There is no question here. As a reality show viewer, what would you rather watch: Lauren agonizing over what color streamers to use at the hotel party, or Kristin grinding on top of a bar in all her booty shorts glory? Exactly. Kristin indulged the wild child (or secret wild child) in all of us, whether she was the center of the drama, drama, drama or not. LC may have had the big flashy house with the cliffside hot tub, but Kristin had a posse of party girls and a total willingness to break into her dad's liquor cabinet and take the night by storm. Raise your red Solo cups to the one true master.
A statue of Lauren Conrad circa Laguna Beach belongs in the American Icon Museum* in the "Ultimate California Girl" exhibit. Laid-back wardrobe. Blonde locks that perfectly flutter through the ocean breeze. A bikini-ready body. A sparkling smile underneath eyes the color of the sea at sunset. C'MON. She could rock her denim three different ways and slay it each time: skirt, capris and flare. She could probably even bring back halter tops and chunky blonde streaks. She could do whatever she wanted because she's Lauren "Ultimate California girl" Conrad.
*not a real museum
LC was beautiful, smart, grounded and cared very much about Stephen. So the fact he always ran back to Kristin is mind-boggling to us. That's crazy talk. What's that saying about marrying your best friend? Not that we're saying LC should have ended up married to Stephen, but our point is that being in love with your best friend is one of the best things that can happen to you in life. That, and meeting Beyoncé. Kristin played games with Stephen's head, whined and complained all the damn time and also, she said his name like this: "Ste-PHEN." The sound of her voice saying that damn name still haunts our nightmares.

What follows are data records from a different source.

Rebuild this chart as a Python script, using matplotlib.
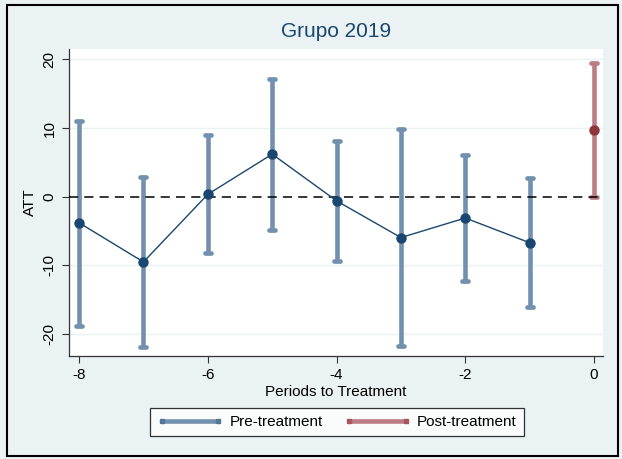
import matplotlib.pyplot as plt
from matplotlib.lines import Line2D
from matplotlib.markers import MarkerStyle

plt.rcParams['font.family'] = ['Liberation Sans', 'DejaVu Sans']
plt.rcParams['axes.unicode_minus'] = False

periods = [-8, -7, -6, -5, -4, -3, -2, -1]
att_pre = [-3.8, -9.5, 0.35, 6.2, -0.6, -5.95, -3.1, -6.7]
upper_pre = [11.1, 2.9, 8.95, 17.2, 8.1, 9.8, 6.1, 2.7]
lower_pre = [-18.9, -21.9, -8.2, -4.8, -9.3, -21.7, -12.3, -16.0]

post_periods = [0]
att_post = [9.7]
upper_post = [19.5]
lower_post = [-0.1]

bg = '#EAF2F3'
navy = '#1A476F'
navy_bar = '#7391AE'
navy_end = '#55769A'
red = '#90353B'
red_bar = '#BC7D85'
red_end = '#A65862'

fig = plt.figure(figsize=(6.22, 4.59), dpi=100, facecolor=bg)
ax = fig.add_axes([0.111, 0.2244, 0.8585, 0.6686])
ax.set_facecolor('white')

# outer frame
fig.patches.append(plt.Rectangle((0.011, 0.006), 0.983, 0.983, transform=fig.transFigure,
                                 fill=False, edgecolor='black', lw=1.5))

for y in [-20, -10, 10, 20]:
    ax.axhline(y, color=bg, lw=1.0, zorder=0)

cap = MarkerStyle('_', capstyle='round')

def draw_ci(xs, lo, hi, color):
    ax.vlines(xs, lo, hi, color=color, lw=3.3, zorder=2)
    for ys in (lo, hi):
        ax.plot(xs, ys, linestyle='none', marker=cap, markersize=4.5,
                markeredgewidth=3.4, color=color, zorder=2)

draw_ci(periods, lower_pre, upper_pre, navy_bar)
draw_ci(post_periods, lower_post, upper_post, red_bar)

ax.axhline(0, color='black', lw=1.1, ls=(0, (6, 4)), zorder=3)

ax.plot(periods, att_pre, color=navy, lw=1.0, marker='o', markersize=6.5, zorder=4)
ax.plot(post_periods, att_post, color=red, linestyle='none', marker='o', markersize=6.5, zorder=4)

ax.set_xlim(-8.156, 0.14)
ax.set_ylim(-23.2, 21.5)
ax.set_xticks([-8, -6, -4, -2, 0])
ax.set_yticks([-20, -10, 0, 10, 20])
ax.set_yticklabels(['-20', '-10', '0', '10', '20'], rotation=90, va='center')
ax.tick_params(axis='both', labelsize=11, length=5, width=0.8, color='#333333')
ax.tick_params(axis='y', pad=4)

for s in ['top', 'right']:
    ax.spines[s].set_visible(False)
for s in ['left', 'bottom']:
    ax.spines[s].set_color('#333333')
    ax.spines[s].set_linewidth(0.9)

ax.set_xlabel('Periods to Treatment', fontsize=11, labelpad=2)
ax.set_ylabel('ATT', fontsize=11, labelpad=4)
ax.set_title('Grupo 2019', fontsize=15, color=navy, pad=9)

handles = [
    Line2D([0], [0], color=navy_bar, lw=3.3, marker='s', markersize=3.5,
           markerfacecolor=navy_end, markeredgecolor=navy_end),
    Line2D([0], [0], color=red_bar, lw=3.3, marker='s', markersize=3.5,
           markerfacecolor=red_end, markeredgecolor=red_end),
]
leg = fig.legend(handles, ['Pre-treatment', 'Post-treatment'], loc='center',
                 bbox_to_anchor=(0.542, 0.08), ncol=2, numpoints=2, fontsize=11,
                 frameon=True, fancybox=False, edgecolor='black', handlelength=4.3,
                 columnspacing=1.4, handletextpad=0.45, borderpad=0.45,
                 borderaxespad=0.0)
leg.get_frame().set_linewidth(0.9)

fig.savefig('out.png', dpi=100, facecolor=bg)
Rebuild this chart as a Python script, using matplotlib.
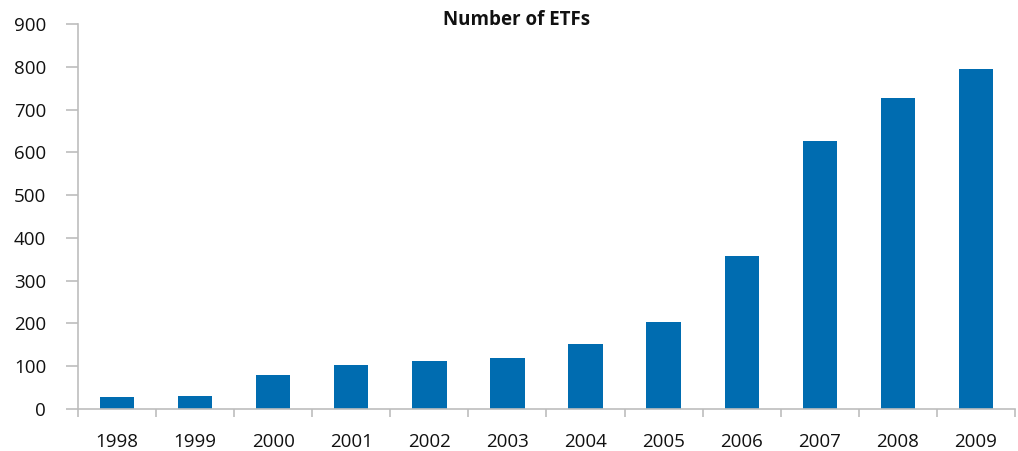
import matplotlib
matplotlib.use("Agg")
import matplotlib.pyplot as plt
import numpy as np

years = ["1998", "1999", "2000", "2001", "2002", "2003", "2004", "2005", "2006", "2007", "2008", "2009"]
etf_counts = [29, 30, 80, 102, 112, 119, 152, 203, 358, 626, 727, 795]
y_ticks = [0, 100, 200, 300, 400, 500, 600, 700, 800, 900]
title = "Number of ETFs"

plt.rcParams['font.family'] = ['Open Sans', 'DejaVu Sans']

fig = plt.figure(figsize=(10.18, 4.51), dpi=100)
ax = fig.add_axes([78/1018, 42/451, 937/1018, 385/451])

x = np.arange(len(years))
ax.bar(x, etf_counts, width=0.44, color="#006CB0", zorder=2)

ax.set_xlim(-0.5, len(years) - 0.5)
ax.set_ylim(0, 900)
ax.set_yticks(y_ticks)
ax.set_yticklabels([str(v) for v in y_ticks], fontsize=13.5, color="#111111")
ax.set_xticks(x)
ax.set_xticklabels(years, fontsize=13.5, color="#111111")
ax.tick_params(axis='x', which='major', length=0, pad=17)
ax.set_xticks(np.arange(-0.5, len(years)), minor=True)
ax.tick_params(axis='x', which='minor', length=6, width=1.2, color="#BDBDBD", direction='out')
ax.tick_params(axis='y', length=9, width=1.2, color="#BDBDBD", direction='out', pad=14)

for s in ['top', 'right']:
    ax.spines[s].set_visible(False)
for s in ['left', 'bottom']:
    ax.spines[s].set_color("#BDBDBD")
    ax.spines[s].set_linewidth(1.2)

fig.text(517/1018, 1 - 20/451, title, ha='center', va='center', fontsize=13.5, fontweight='bold', color="#111111")

fig.savefig("out.png", dpi=100)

We all know Lo was one of the best sidekicks in Laguna Beach—nay, reality TV history. So if LC and Lo were throwing a bash or an O.C. viewing party, you'd want to be there. Who did Kristin have? Jessica, who whined almost as much as Kristin did? No contest there.
But really, the nail in the coffin of this debate is Lauren's sick beach house. Hello, have you seen that backyard?! If someone in our high school had that house with that hot tub, we'd never leave. We'd live in that hot tub. It'd be weird, but we'd make it work. Lauren's parties were always better, even when there was a dress code.